I suppose the secularists are concerned that if it's right about the history, it just might be right about other things too . . .
I wholeheartedly agree. The stuff in the OT that is frankly historical, such as rulers, battles, fall of cities, would be obvious places to start in building synchronisms with ancient contemporary chronicles.
That has worked best with the Assyrian timeline, and to some extent the Babylonian, but most of the events in any one source pertain to the local stuff, or in the case of the wide-ranging Assyrians, to yet another place in some other direction and sometimes at great distances.
During the 19th century there began systematic and systemic efforts to undermine the Divine Right of Kings, and of course the most direct way to do that was to drop-kick the Bible. At best, that’s a baby-with-the-bath-water move. The other impediment to finding accurate synchronisms was the screwy things that were done vis a vis the chronology (or as I like to call it, pseudochronology) of the Egyptian New Kingdom, which has been a neck anchor for the ancient history of the eastern Mediterranean in general.
The synchronism problems were more than 90 percent solved in 1945:
http://www.varchive.org/ce/theses.htm
sidebars:
http://www.varchive.org/ce/joseph.htm
http://www.varchive.org/ce/hammurabi.html
Here’s what is nuts to me. The majority of the stories in the Old Testament aren’t especially religious. Many of them are simply historical tales of kings, battles, enemies and the wanderings of a Middle Eastern tribe.

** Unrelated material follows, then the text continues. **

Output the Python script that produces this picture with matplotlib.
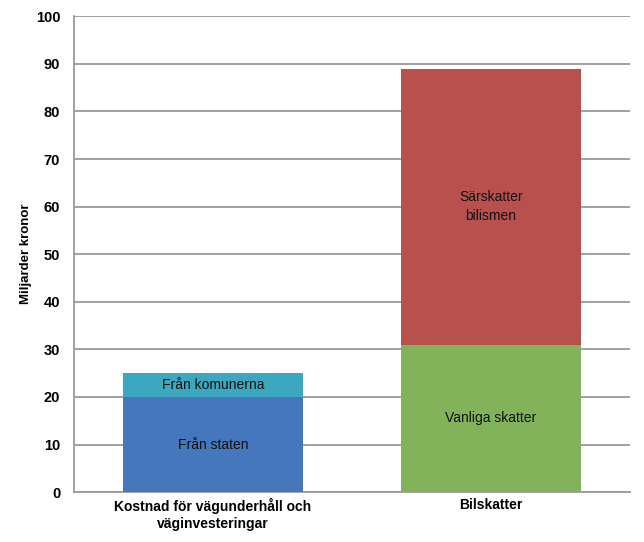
import numpy as np
import matplotlib.pyplot as plt

plt.rcParams['font.family'] = ['Liberation Sans', 'DejaVu Sans']

categories = ['Kostnad för vägunderhåll och\nväginvesteringar', 'Bilskatter']
# lower and upper segments of each stacked bar (miljarder kronor)
lower = [20, 31]
upper = [5, 58]
lower_labels = ['Från staten', 'Vanliga skatter']
upper_labels = ['Från komunerna', 'Särskatter\nbilismen']
lower_colors = ['#4577bd', '#82b25a']
upper_colors = ['#3ba8c0', '#b8514e']

fig = plt.figure(figsize=(6.44, 5.42), dpi=100)
ax = fig.add_axes([0.115, 0.092, 0.863, 0.878])

x = np.arange(len(categories))
w = 0.65
ax.bar(x, lower, width=w, color=lower_colors, zorder=3)
ax.bar(x, upper, width=w, bottom=lower, color=upper_colors, zorder=3)

for i in range(len(x)):
    ax.text(x[i], lower[i] / 2, lower_labels[i], ha='center', va='center',
            fontsize=10, color='#111111', zorder=4)
    ax.text(x[i], lower[i] + upper[i] / 2, upper_labels[i], ha='center', va='center',
            fontsize=10, color='#111111', zorder=4, linespacing=1.5)

ax.set_xlim(-0.5, 1.5)
ax.set_ylim(0, 100)
ax.set_yticks(np.arange(0, 101, 10))
ax.set_xticks(x)
ax.set_xticklabels(categories, fontsize=10, fontweight='bold', linespacing=1.3)
for lab in ax.get_yticklabels():
    lab.set_fontweight('bold')
    lab.set_fontsize(10.5)
ax.tick_params(axis='y', length=0, pad=10)
ax.tick_params(axis='x', length=0, pad=4)
ax.yaxis.grid(True, color='#9a9a9a', linewidth=1.3, zorder=0)
ax.set_axisbelow(True)
for s in ['top', 'right']:
    ax.spines[s].set_visible(False)
ax.spines['left'].set_color('#9a9a9a')
ax.spines['bottom'].set_color('#9a9a9a')
ax.spines['left'].set_linewidth(1.3)
ax.spines['bottom'].set_linewidth(1.3)
ax.set_ylabel('Miljarder kronor', fontsize=9.5, fontweight='bold', labelpad=3)

fig.savefig('out.png', dpi=100)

The skeptics and secularists worry that if a proof of David slaying Goliath could be proved, for example, that it would also mean that the religious theme of the chosen people with a special relationship to a one true God would also be proved.
It’s pretty easy to see how a series of plagues and an escape from Egypt, the most powerful nation on earth, could be interpreted by the Jews as divine intervention on their behalf. But there are explanations for the plagues which have nothing to do with the supernatural and the exodus could simply be a great escape through dangerous but knowable terrain.
New Testament stories are much more religious in tone and meaning, requiring faith for their acceptance.